The Beatles and More! The Musical History of Uline Arena
A previous post detailed the eclectic history of the Uline Arena, also known as Washington Coliseum, the barrel-roofed hall that from the 1940s through the 1980s hosted everything from hockey and basketball to a rodeo featuring Roy Rogers and Trigger.
But the arena, located at the corner of M and 2nd Street NE with an entrance on 3rd Street, also has a rich musical history. Jazz great Charlie Parker played there in April 1951, on a bill that also included June Christie and Johnny Hodges. A decade later, Duke Ellington and his orchestra played to a packed house as part of the First International Jazz Festival in Washington, and event staged to raise money to send jazz musicians on goodwill missions overseas.
The arena also was a popular spot to hear country music. Promoter Connie B. Gay began staging shows there in 1947, after the Daughters of the American Revolution kicked him out of Constitution Hall because an Eddy Arnold concert got a little too spirited for their sensibilities. Patsy Cline was scheduled to play there 10 days after her death in March 1963 (Dottie West took her place.).

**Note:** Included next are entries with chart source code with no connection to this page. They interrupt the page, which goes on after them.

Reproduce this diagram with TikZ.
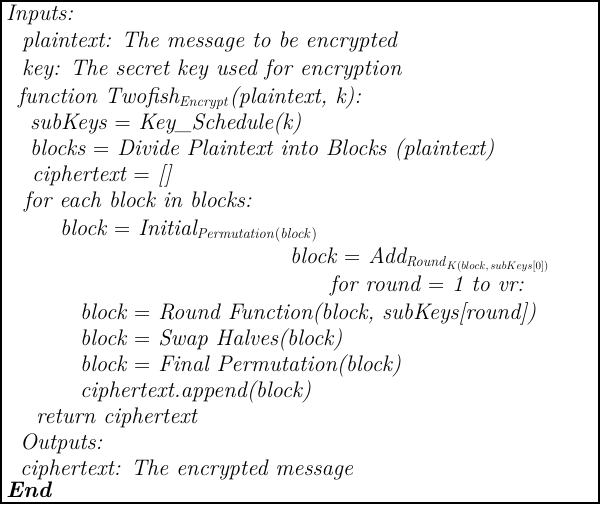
\documentclass[tikz,border=0pt]{standalone}
\begin{document}
\begin{tikzpicture}[x=1pt,y=-1pt,
  ln/.style={anchor=base west,inner sep=0pt,font=\fontsize{22.5}{26}\selectfont\itshape}]
\useasboundingbox (0,0) rectangle (600,504);
\draw[line width=1.2pt] (1,1) rectangle (599,503);
\node[ln] (l1) at (6,20) {Inputs:};
\node[ln] (l2) at (22,47) {plaintext: The message to be encrypted};
\node[ln] (l3) at (22,75) {key: The secret key used for encryption};
\node[ln] (l4) at (18,103) {function Twofish$_{\mathit{Encrypt}}$(plaintext, k):};
\node[ln] (l5) at (30,129) {subKeys {\upshape =} Key\_Schedule(k)};
\node[ln] (l6) at (30,155) {blocks {\upshape =} Divide Plaintext into Blocks (plaintext)};
\node[ln] (l7) at (32,181) {ciphertext {\upshape =} []};
\node[ln] (l8) at (24,207) {for each block in blocks:};
\node[ln] (l9) at (60,235) {block {\upshape =} Initial$_{\mathit{Permutation(block)}}$};
\node[ln] (l10) at (290,263) {block {\upshape =} Add$_{\mathit{Round}_{K(block,\,subKeys[0])}}$};
\node[ln] (l11) at (330,291) {for round {\upshape =} 1 to vr:};
\node[ln] (l12) at (80,319) {block {\upshape =} Round Function(block, subKeys[round])};
\node[ln] (l13) at (80,345) {block {\upshape =} Swap Halves(block)};
\node[ln] (l14) at (80,371) {block {\upshape =} Final Permutation(block)};
\node[ln] (l15) at (80,397) {ciphertext.append(block)};
\node[ln] (l16) at (36,423) {return ciphertext};
\node[ln] (l17) at (20,449) {Outputs:};
\node[ln] (l18) at (20,475) {ciphertext: The encrypted message};
\node[ln] (l19) at (6,497) {\bfseries End};
\end{tikzpicture}
\end{document}
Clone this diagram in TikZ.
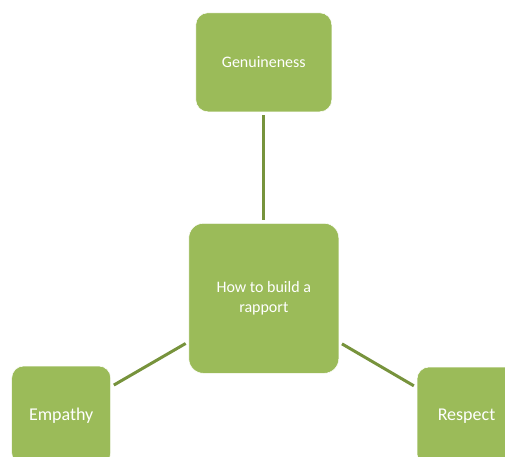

But the Beatles’ show at the Coliseum on February 11, 1964 overshadows the other events in the arena’s history. Two days after their iconic appearance on the Ed Sullivan Show, the group hopped on a train and traveled to DC to headline a bill that also included the Caravelles, Tommy Roe and The Chiffons. Before the doors opened for the show, the Beatles held a press conference inside the arena, standing on stage in front of a bank of microphones and answering questions from local reporters about their hair, their lack of musical training and their politics. (When asked what they thought of President Johnson, Ringo replied: “We don’t know. We’ve never met the man…(pause) Does he buy our records?”)
According to Hunter Davies’ biography of the group, the Coliseum concert was the first time the Beatles had ever played in a big arena, and the crowd of 8,000 — who paid just $4 apiece to get in — was four times bigger than any they’d previously seen.
According to Beatles historians Stuart Shea and Robert Rodriguez, the group played on a round stage, positioned in the center of the arena where the boxing ring was placed. Every third song, the platform on which the band played was rotated manually by Beatles road manager Mal Evans and a stagehand, in order to give the entire crowd a chance to see the band from the front. (Ringo was positioned precariously atop a two-foot riser, so he had to get down while they did it.) The fans showed their appreciation by pelting the Beatles from all angles with jellybeans (an odd custom that had developed because John Lennon once complained that George Harrison had eaten all his “jelly babies.”) As Harrison later recalled, the fusillade was painful. “They don’t have soft jelly babies in America but hard jellybeans like bullets,” he said.
Nevertheless, the Beatles — exhilarated by the size of the crowd and the hall — played an energetic set. “What an audience!” Ringo reportedly said afterward. “I could have played for them all night.”
According to a United Press International account, vendors sold buttons with the message “I love Beatles” and Beatle wigs. The wire service made a point of noting that President Lyndon Johnson’s daughters, then-19-year-old Lynda Bird and 16-year-old Lucy Baines Johnson, stayed home to study instead of attending.
Bob Dylan and the Rolling Stones also played the Coliseum, but concerts ended for a while after a riot broke out in 1967 at a Temptations show, and five people were injured. In the early 1980s, the arena again became a musical venue for go-go performers such as Chuck Brown and the Soul Searchers. In the mid-1980s, plans to convert the arena into a megachurch fell through, and it eventually fell into disuse, serving in recent years as a parking garage.
To mark the 50th anniversary of the Beatles' first U.S. performance, Douglas Development, which is converting the old arena to offices and retail, and the D.C. Preservation League reenacted the concert on Feb. 11, 2013 with a cover band, Beatlemania Now, standing in the for Fab Four. The Washington Post reports that the group were set to begin playing precisely at 8:31 p.m., just as the actual Beatles did.